Task brief:
No pictures go into the copy. Write out exactly the lines below from the one containing "Clone this chart in Plotly." through the one containing "import plotly.graph_objects as go".

(Source code of charts)
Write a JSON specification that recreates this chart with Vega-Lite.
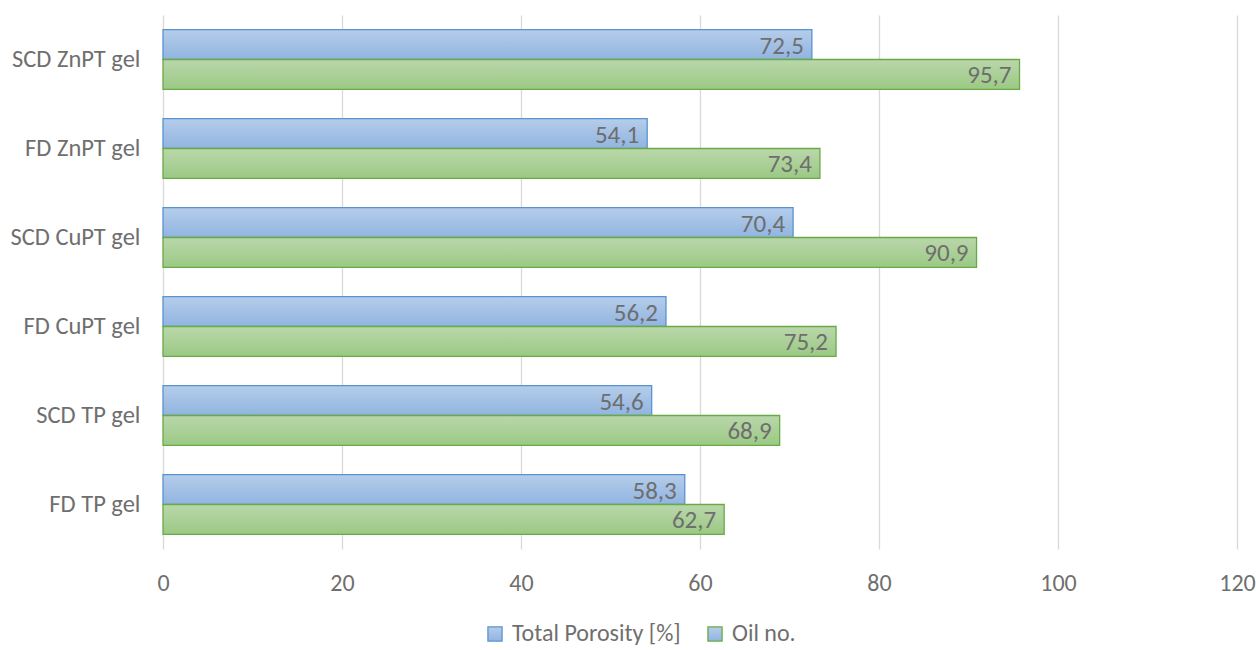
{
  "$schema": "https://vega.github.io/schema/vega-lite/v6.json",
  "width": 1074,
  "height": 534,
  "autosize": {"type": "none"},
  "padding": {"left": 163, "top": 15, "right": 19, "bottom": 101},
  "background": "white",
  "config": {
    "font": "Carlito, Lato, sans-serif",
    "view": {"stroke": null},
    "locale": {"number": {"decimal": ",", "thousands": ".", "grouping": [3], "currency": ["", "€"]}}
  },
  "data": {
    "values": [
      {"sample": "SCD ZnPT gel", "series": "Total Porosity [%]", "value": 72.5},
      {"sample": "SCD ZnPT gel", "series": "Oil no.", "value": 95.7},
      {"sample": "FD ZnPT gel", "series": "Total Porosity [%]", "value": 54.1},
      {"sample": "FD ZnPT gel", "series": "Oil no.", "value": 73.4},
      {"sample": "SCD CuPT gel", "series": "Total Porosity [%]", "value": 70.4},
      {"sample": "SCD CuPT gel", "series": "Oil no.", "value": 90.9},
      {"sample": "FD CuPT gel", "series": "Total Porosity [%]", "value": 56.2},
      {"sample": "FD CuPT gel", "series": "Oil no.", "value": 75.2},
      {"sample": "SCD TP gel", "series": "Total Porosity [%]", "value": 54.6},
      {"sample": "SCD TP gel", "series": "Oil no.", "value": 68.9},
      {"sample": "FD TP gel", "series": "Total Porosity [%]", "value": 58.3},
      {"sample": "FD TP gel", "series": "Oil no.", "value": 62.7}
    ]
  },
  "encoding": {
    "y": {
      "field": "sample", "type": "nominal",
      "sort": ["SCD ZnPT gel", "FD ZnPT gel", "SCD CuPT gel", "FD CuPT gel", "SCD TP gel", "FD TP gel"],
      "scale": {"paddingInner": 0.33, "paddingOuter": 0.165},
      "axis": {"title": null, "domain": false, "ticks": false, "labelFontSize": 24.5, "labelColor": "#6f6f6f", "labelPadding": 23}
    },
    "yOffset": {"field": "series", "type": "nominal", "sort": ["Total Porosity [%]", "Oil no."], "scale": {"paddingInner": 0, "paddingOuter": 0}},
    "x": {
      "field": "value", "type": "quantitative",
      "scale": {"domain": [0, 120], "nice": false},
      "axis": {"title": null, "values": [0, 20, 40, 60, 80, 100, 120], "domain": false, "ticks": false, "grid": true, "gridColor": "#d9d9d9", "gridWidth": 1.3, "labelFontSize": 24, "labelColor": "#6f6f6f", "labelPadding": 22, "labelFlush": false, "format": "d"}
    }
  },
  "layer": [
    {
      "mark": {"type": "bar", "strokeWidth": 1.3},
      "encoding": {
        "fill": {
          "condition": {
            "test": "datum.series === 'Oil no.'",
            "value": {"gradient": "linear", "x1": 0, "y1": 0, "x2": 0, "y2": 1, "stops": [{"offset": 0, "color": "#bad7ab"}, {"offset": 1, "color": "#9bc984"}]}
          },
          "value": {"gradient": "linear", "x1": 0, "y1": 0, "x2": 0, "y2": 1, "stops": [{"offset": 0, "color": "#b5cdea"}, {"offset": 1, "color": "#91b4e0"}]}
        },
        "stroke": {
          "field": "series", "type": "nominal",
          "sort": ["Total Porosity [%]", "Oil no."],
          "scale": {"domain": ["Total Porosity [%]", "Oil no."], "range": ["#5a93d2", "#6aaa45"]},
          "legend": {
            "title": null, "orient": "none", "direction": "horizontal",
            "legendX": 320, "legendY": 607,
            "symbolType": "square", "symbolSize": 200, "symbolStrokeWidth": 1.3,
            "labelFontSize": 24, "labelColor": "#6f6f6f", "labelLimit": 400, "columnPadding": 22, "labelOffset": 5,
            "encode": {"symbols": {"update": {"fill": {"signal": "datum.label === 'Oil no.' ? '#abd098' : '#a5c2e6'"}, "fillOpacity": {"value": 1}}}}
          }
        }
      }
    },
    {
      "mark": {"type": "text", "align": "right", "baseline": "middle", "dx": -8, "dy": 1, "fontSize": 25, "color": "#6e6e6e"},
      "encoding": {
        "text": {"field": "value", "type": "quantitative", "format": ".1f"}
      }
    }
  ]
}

--

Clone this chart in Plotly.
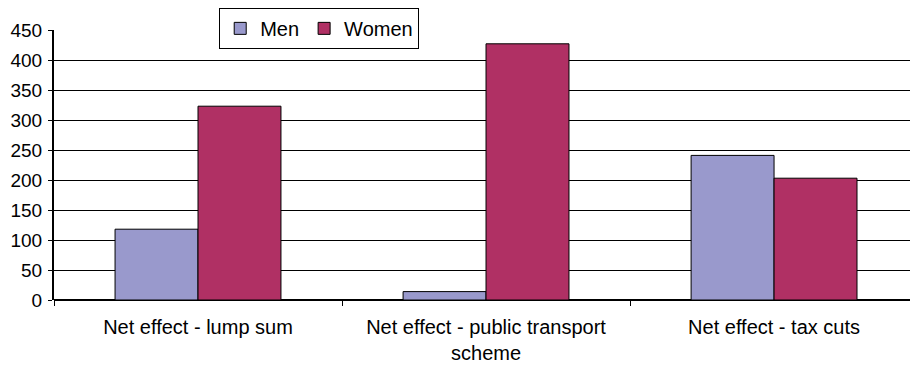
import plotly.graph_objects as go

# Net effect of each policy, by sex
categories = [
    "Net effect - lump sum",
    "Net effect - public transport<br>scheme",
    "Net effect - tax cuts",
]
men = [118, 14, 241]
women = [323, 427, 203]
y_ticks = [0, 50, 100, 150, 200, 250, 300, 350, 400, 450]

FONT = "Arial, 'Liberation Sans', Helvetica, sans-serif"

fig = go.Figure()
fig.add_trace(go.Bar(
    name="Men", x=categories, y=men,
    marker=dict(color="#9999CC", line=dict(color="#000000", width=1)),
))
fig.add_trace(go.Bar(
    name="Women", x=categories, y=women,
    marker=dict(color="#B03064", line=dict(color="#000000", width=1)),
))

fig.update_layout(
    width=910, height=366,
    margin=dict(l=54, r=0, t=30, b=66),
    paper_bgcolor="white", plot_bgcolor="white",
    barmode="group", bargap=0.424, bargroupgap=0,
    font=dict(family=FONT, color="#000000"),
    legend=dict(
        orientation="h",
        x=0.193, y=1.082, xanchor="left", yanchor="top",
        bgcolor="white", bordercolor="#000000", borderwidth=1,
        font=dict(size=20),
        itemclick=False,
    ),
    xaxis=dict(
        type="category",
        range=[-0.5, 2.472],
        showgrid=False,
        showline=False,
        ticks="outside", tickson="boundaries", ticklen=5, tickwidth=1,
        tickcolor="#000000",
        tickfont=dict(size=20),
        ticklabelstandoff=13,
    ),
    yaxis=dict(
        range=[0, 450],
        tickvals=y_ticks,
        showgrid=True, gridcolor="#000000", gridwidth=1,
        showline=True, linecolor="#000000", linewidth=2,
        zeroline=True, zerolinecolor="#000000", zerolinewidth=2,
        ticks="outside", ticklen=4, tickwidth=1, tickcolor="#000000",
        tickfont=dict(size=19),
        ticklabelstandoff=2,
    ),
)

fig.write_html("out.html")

Answer to this task:
Clone this chart in Plotly.
import plotly.graph_objects as go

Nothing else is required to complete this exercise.